Plotting code records:
┏━━

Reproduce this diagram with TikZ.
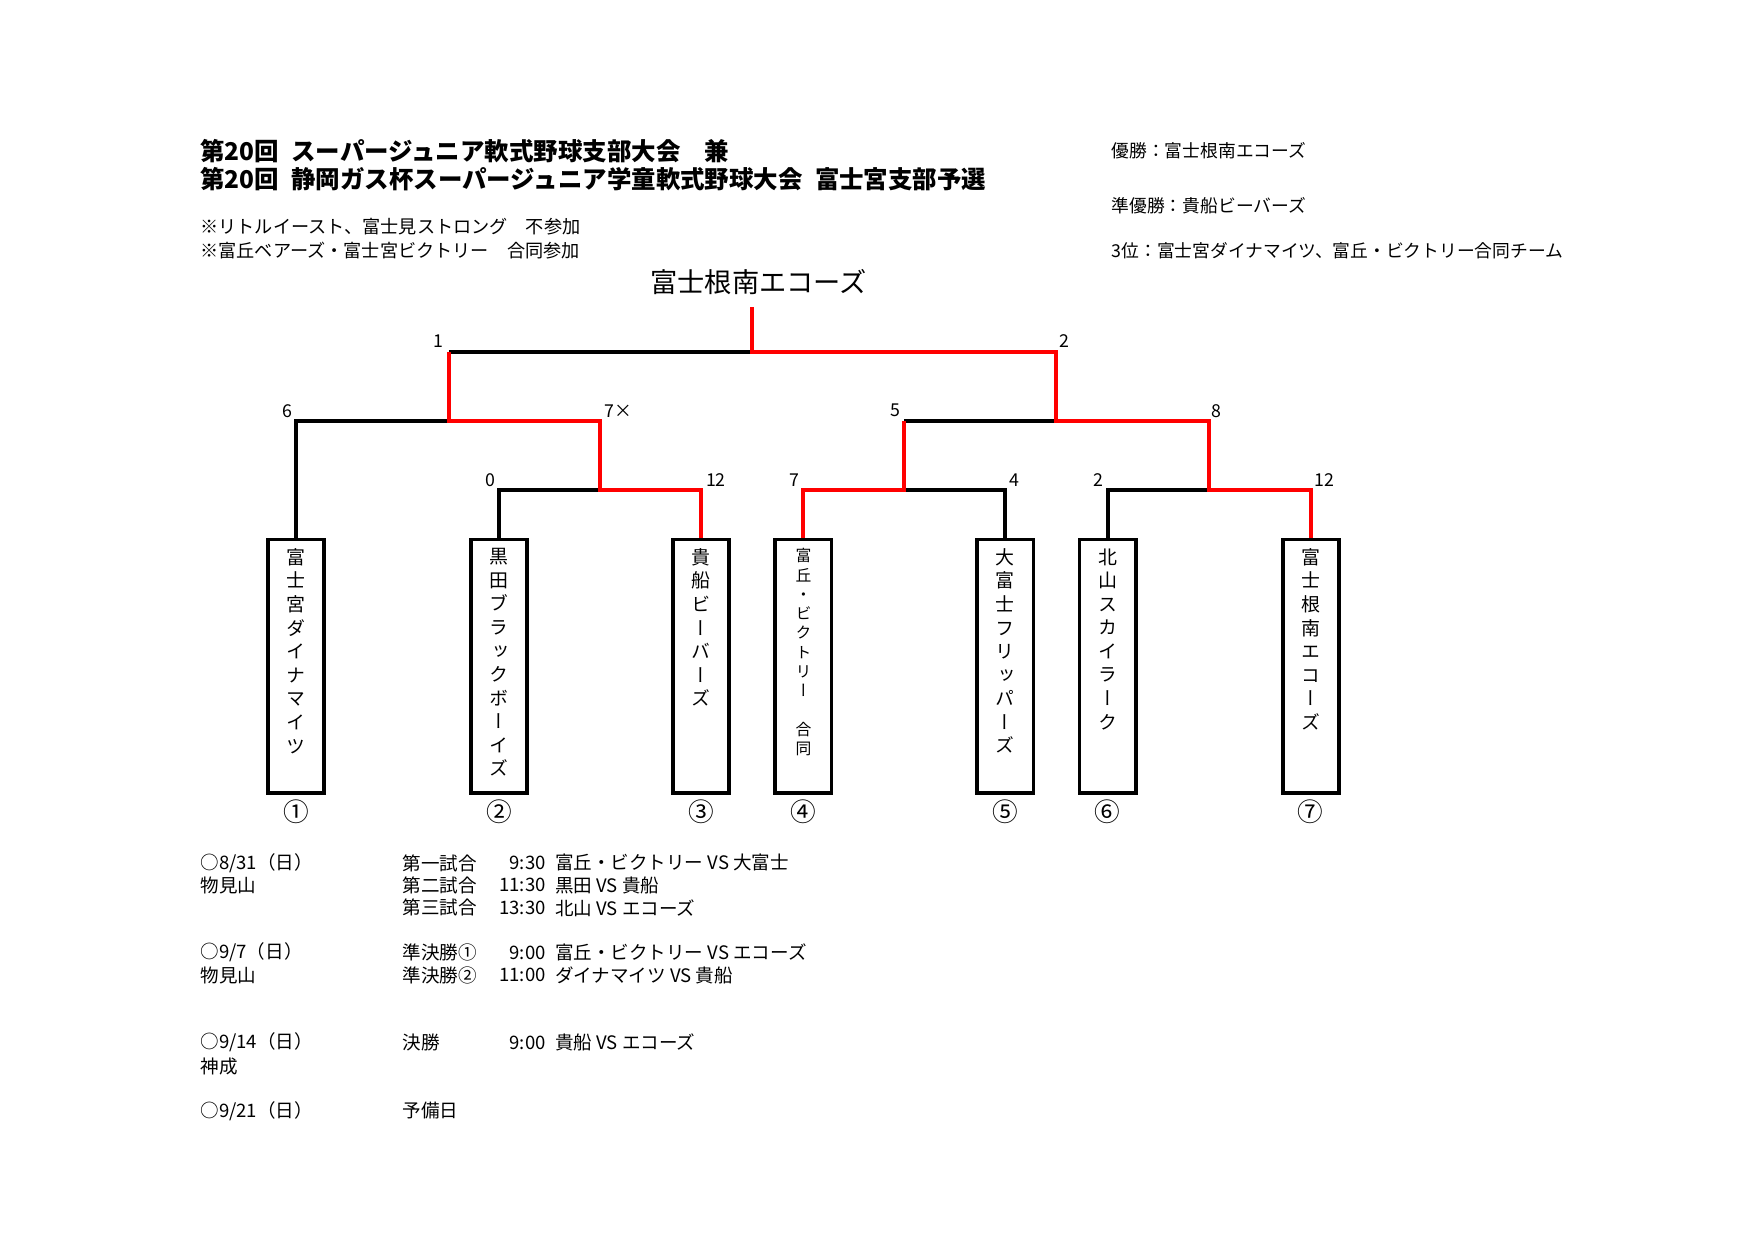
\documentclass[tikz,border=0pt]{standalone}
\usepackage{fontspec}
\setmainfont{Noto Sans CJK JP}
\newfontfamily\tatefont[RawFeature=+vert]{Noto Sans CJK JP}
\newcommand\tate[2]{\vbox to 2.1cm{\hsize=0.3cm\baselineskip=#1\lineskiplimit=-\maxdimen\tatefont\tateloop#2\relax\vfil}}
\def\tateloop#1{\ifx\relax#1\else\hbox to\hsize{\hss#1\hss}\expandafter\tateloop\fi}
\tikzset{
  loser/.style={line width=1pt, black},
  winner/.style={line width=1pt, red},
  team/.style={draw, line width=1pt, minimum width=0.5cm, minimum height=2.26cm, inner xsep=0pt, inner ysep=0.08cm, anchor=north, font=\fontsize{4.8}{5}\selectfont},
  score/.style={font=\fontsize{4.5}{5}\selectfont, inner sep=0pt},
  circnum/.style={font=\fontsize{6.5}{7}\selectfont, inner sep=0pt},
  lbl/.style={anchor=west, inner sep=0pt, font=\fontsize{4.6}{5}\selectfont},
  sched/.style={anchor=west, inner sep=0pt, font=\fontsize{4.7}{5}\selectfont},
}
\begin{document}
\begin{tikzpicture}[x=0.01cm, y=-0.01cm]
  \useasboundingbox (0,0) rectangle (1564,1106);
  % heading
  \node[lbl, font=\fontsize{6.2}{7}\selectfont\bfseries] (title1) at (178,135) {第20回\enspace スーパージュニア軟式野球支部大会　兼};
  \node[lbl, font=\fontsize{6.2}{7}\selectfont\bfseries] (title2) at (178,160) {第20回\enspace 静岡ガス杯スーパージュニア学童軟式野球大会\enspace 富士宮支部予選};
  \node[lbl] (note1) at (178,202) {※リトルイースト、富士見ストロング　不参加};
  \node[lbl] (note2) at (178,223) {※富丘ベアーズ・富士宮ビクトリー　合同参加};
  \node[lbl, font=\fontsize{4.5}{5}\selectfont] (res1) at (990,134) {優勝：富士根南エコーズ};
  \node[lbl, font=\fontsize{4.5}{5}\selectfont] (res2) at (990,183) {準優勝：貴船ビーバーズ};
  \node[lbl, font=\fontsize{4.5}{5}\selectfont] (res3) at (990,223) {3位：富士宮ダイナマイツ、富丘・ビクトリー合同チーム};
  \node[inner sep=0pt, font=\fontsize{6.9}{7}\selectfont] (champname) at (676,251) {富士根南エコーズ};

  % teams
  \node[team] (t1) at (264,479) {\tate{0.21cm}{富士宮ダイナマイツ}};
  \node[team] (t2) at (445,479) {\tate{0.21cm}{黒田ブラックボーイズ}};
  \node[team] (t3) at (625,479) {\tate{0.21cm}{貴船ビーバーズ}};
  \node[team, font=\fontsize{4}{4}\selectfont] (t4) at (716,479) {\tate{0.172cm}{富丘・ビクトリー　合同}};
  \node[team] (t5) at (896,479) {\tate{0.21cm}{大富士フリッパーズ}};
  \node[team] (t6) at (987,479) {\tate{0.21cm}{北山スカイラーク}};
  \node[team] (t7) at (1168,479) {\tate{0.21cm}{富士根南エコーズ}};
  \node[circnum] (c1) at (264,723) {①};
  \node[circnum] (c2) at (445,723) {②};
  \node[circnum] (c3) at (625,723) {③};
  \node[circnum] (c4) at (716,723) {④};
  \node[circnum] (c5) at (896,723) {⑤};
  \node[circnum] (c6) at (987,723) {⑥};
  \node[circnum] (c7) at (1168,723) {⑦};

  % bracket joints
  \coordinate (champ) at (670,274);
  \coordinate (f) at (670,314);
  \coordinate (s1) at (400,375);
  \coordinate (s2) at (941,375);
  \coordinate (q1) at (535,437);
  \coordinate (q2) at (806,437);
  \coordinate (q3) at (1077,437);

  \draw[loser] (t1.north) |- (s1);
  \draw[loser] (t2.north) |- (q1);
  \draw[loser] (t5.north) |- (q2);
  \draw[loser] (t6.north) |- (q3);
  \draw[loser] (q2 |- s2) -- (s2);
  \draw[loser] (s1 |- f) -- (f);
  \draw[winner] (t3.north) |- (q1) |- (s1) -- (s1 |- f);
  \draw[winner] (t4.north) |- (q2) -- (q2 |- s2);
  \draw[winner] (t7.north) |- (q3) |- (s2) |- (f) -- (champ);

  % scores
  \node[score] (sc1) at (391,304) {1};
  \node[score] (sc2) at (949,304) {2};
  \node[score] (sc3) at (256,366) {6};
  \node[score] (sc4) at (551,366) {7×};
  \node[score] (sc5) at (798,366) {5};
  \node[score] (sc6) at (1084,366) {8};
  \node[score] (sc7) at (437,428) {0};
  \node[score] (sc8) at (638,428) {12};
  \node[score] (sc9) at (708,428) {7};
  \node[score] (sc10) at (904,428) {4};
  \node[score] (sc11) at (979,428) {2};
  \node[score] (sc12) at (1180,428) {12};

  % schedule
  \node[sched] (d1) at (178,769) {○8/31（日）};
  \node[sched] (p1) at (178,789) {物見山};
  \node[sched] (g1) at (358,769) {第一試合};
  \node[sched] (g2) at (358,789) {第二試合};
  \node[sched] (g3) at (358,809) {第三試合};
  \node[sched, anchor=east] (h1) at (487,769) {9:30};
  \node[sched, anchor=east] (h2) at (487,789) {11:30};
  \node[sched, anchor=east] (h3) at (487,809) {13:30};
  \node[sched] (m1) at (494,769) {富丘・ビクトリー VS 大富士};
  \node[sched] (m2) at (494,789) {黒田 VS 貴船};
  \node[sched] (m3) at (494,809) {北山 VS エコーズ};
  \node[sched] (d2) at (178,849) {○9/7（日）};
  \node[sched] (p2) at (178,869) {物見山};
  \node[sched] (g4) at (358,849) {準決勝①};
  \node[sched] (g5) at (358,869) {準決勝②};
  \node[sched, anchor=east] (h4) at (487,849) {9:00};
  \node[sched, anchor=east] (h5) at (487,869) {11:00};
  \node[sched] (m4) at (494,849) {富丘・ビクトリー VS エコーズ};
  \node[sched] (m5) at (494,869) {ダイナマイツ VS 貴船};
  \node[sched] (d3) at (178,929) {○9/14（日）};
  \node[sched] (p3) at (178,950) {神成};
  \node[sched] (g6) at (358,929) {決勝};
  \node[sched, anchor=east] (h6) at (487,929) {9:00};
  \node[sched] (m6) at (494,929) {貴船 VS エコーズ};
  \node[sched] (d4) at (178,990) {○9/21（日）};
  \node[sched] (g7) at (358,990) {予備日};
\end{tikzpicture}
\end{document}
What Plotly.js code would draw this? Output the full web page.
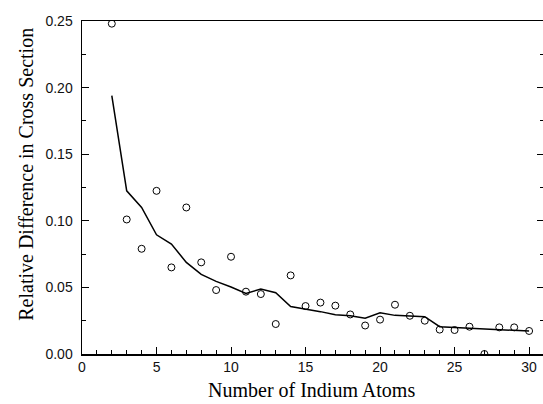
<!DOCTYPE html>
<html>
<head>
<meta charset="utf-8">
<script src="https://cdn.plot.ly/plotly-3.0.1.min.js"></script>
<style>
html, body { margin: 0; padding: 0; overflow: hidden; background: #fff; }
#chart { width: 548px; height: 404px; }
</style>
</head>
<body>
<div id="chart"></div>
<script>
// Number of indium atoms
const atoms = [2,3,4,5,6,7,8,9,10,11,12,13,14,15,16,17,18,19,20,21,22,23,24,25,26,27,28,29,30];
// Measured relative difference (open circles)
const measured = [0.248,0.101,0.079,0.1225,0.065,0.110,0.0688,0.048,0.073,0.0468,0.045,0.0225,0.059,0.036,0.0386,0.0363,0.0297,0.0214,0.0258,0.037,0.0287,0.025,0.0183,0.018,0.0205,0.0,0.020,0.020,0.0173];
// Calculated relative difference (solid line)
const calculated = [0.194,0.1225,0.110,0.0895,0.0825,0.0688,0.0598,0.0545,0.0503,0.0455,0.0487,0.046,0.0356,0.0338,0.0318,0.0295,0.0288,0.0268,0.031,0.029,0.0285,0.028,0.0205,0.020,0.0194,0.0188,0.0183,0.0178,0.0172];
const xTickVals = [0,5,10,15,20,25,30];
const yTickVals = [0,0.05,0.10,0.15,0.20,0.25];
const xTitle = 'Number of Indium Atoms';
const yTitle = 'Relative Difference in Cross Section';

const traces = [
  {
    x: atoms, y: calculated, type: 'scatter', mode: 'lines',
    line: {color: '#000', width: 1.5}, showlegend: false, hoverinfo: 'skip'
  },
  {
    x: atoms, y: measured, type: 'scatter', mode: 'markers',
    marker: {symbol: 'circle-open', size: 7, color: '#000', line: {color: '#000', width: 1}},
    showlegend: false
  }
];

const layout = {
  width: 548, height: 404,
  margin: {l: 82, r: 4, t: 21, b: 50},
  paper_bgcolor: '#fff', plot_bgcolor: '#fff',
  showlegend: false,
  font: {family: 'Liberation Sans, Arial, sans-serif', color: '#000', size: 14},
  xaxis: {
    range: [0, 31], showgrid: false, zeroline: false,
    showline: true, linecolor: '#000', linewidth: 1.5, mirror: true,
    ticks: 'inside', ticklen: 7, tickwidth: 1, tickcolor: '#000',
    tickvals: xTickVals, ticktext: xTickVals.map(String),
    tickfont: {family: 'Liberation Sans, Arial, sans-serif', size: 14, color: '#111'},
    minor: {dtick: 1, tick0: 0, ticks: 'inside', ticklen: 4, tickwidth: 1, tickcolor: '#000', showgrid: false}
  },
  yaxis: {
    range: [0, 0.25], showgrid: false, zeroline: false,
    showline: true, linecolor: '#000', linewidth: 1.5, mirror: 'ticks',
    ticks: 'inside', ticklen: 7, tickwidth: 1, tickcolor: '#000',
    ticklabelstandoff: 5,
    tickvals: yTickVals, ticktext: yTickVals.map(v => v.toFixed(2)),
    tickfont: {family: 'Liberation Sans, Arial, sans-serif', size: 14, color: '#111'},
    minor: {dtick: 0.025, tick0: 0, ticks: 'inside', ticklen: 4, tickwidth: 1, tickcolor: '#000', showgrid: false}
  },
  annotations: [
    {
      text: xTitle, xref: 'paper', yref: 'paper', x: 0.497, y: -0.108,
      xanchor: 'center', yanchor: 'middle', showarrow: false,
      font: {family: 'Liberation Serif, Times New Roman, serif', size: 20, color: '#000'}
    },
    {
      text: yTitle, xref: 'paper', yref: 'paper', x: -0.12, y: 0.54,
      xanchor: 'center', yanchor: 'middle', textangle: -90, showarrow: false,
      font: {family: 'Liberation Serif, Times New Roman, serif', size: 20, color: '#000'}
    }
  ]
};

Plotly.newPlot('chart', traces, layout, {displayModeBar: false, staticPlot: true});
</script>
</body>
</html>
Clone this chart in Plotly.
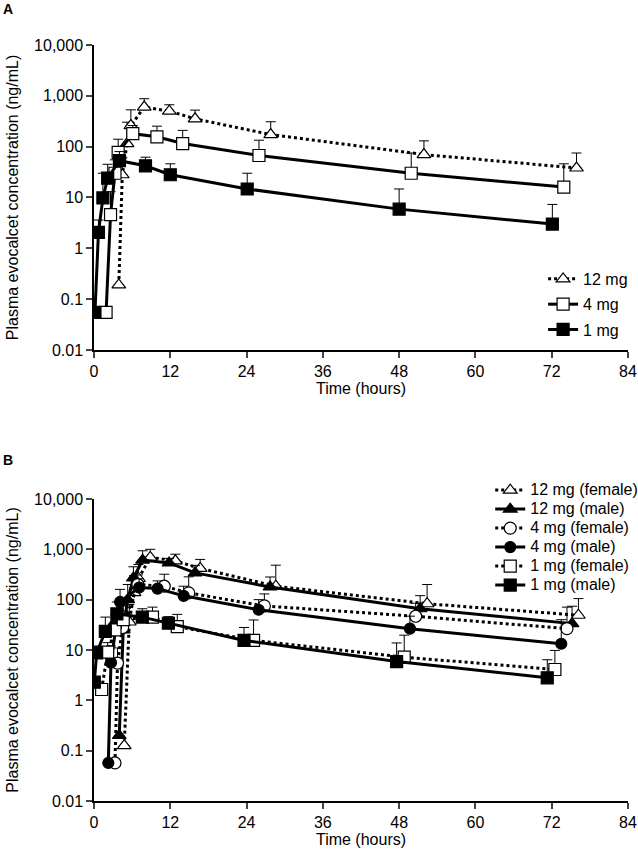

┗━━

§ **The problem**: Make a list of all lines in the data that contain "chart".

§ **Output of the task**:
#chart { width: 548px; height: 404px; }
<div id="chart"></div>
Plotly.newPlot('chart', traces, layout, {displayModeBar: false, staticPlot: true});
Clone this chart in Plotly.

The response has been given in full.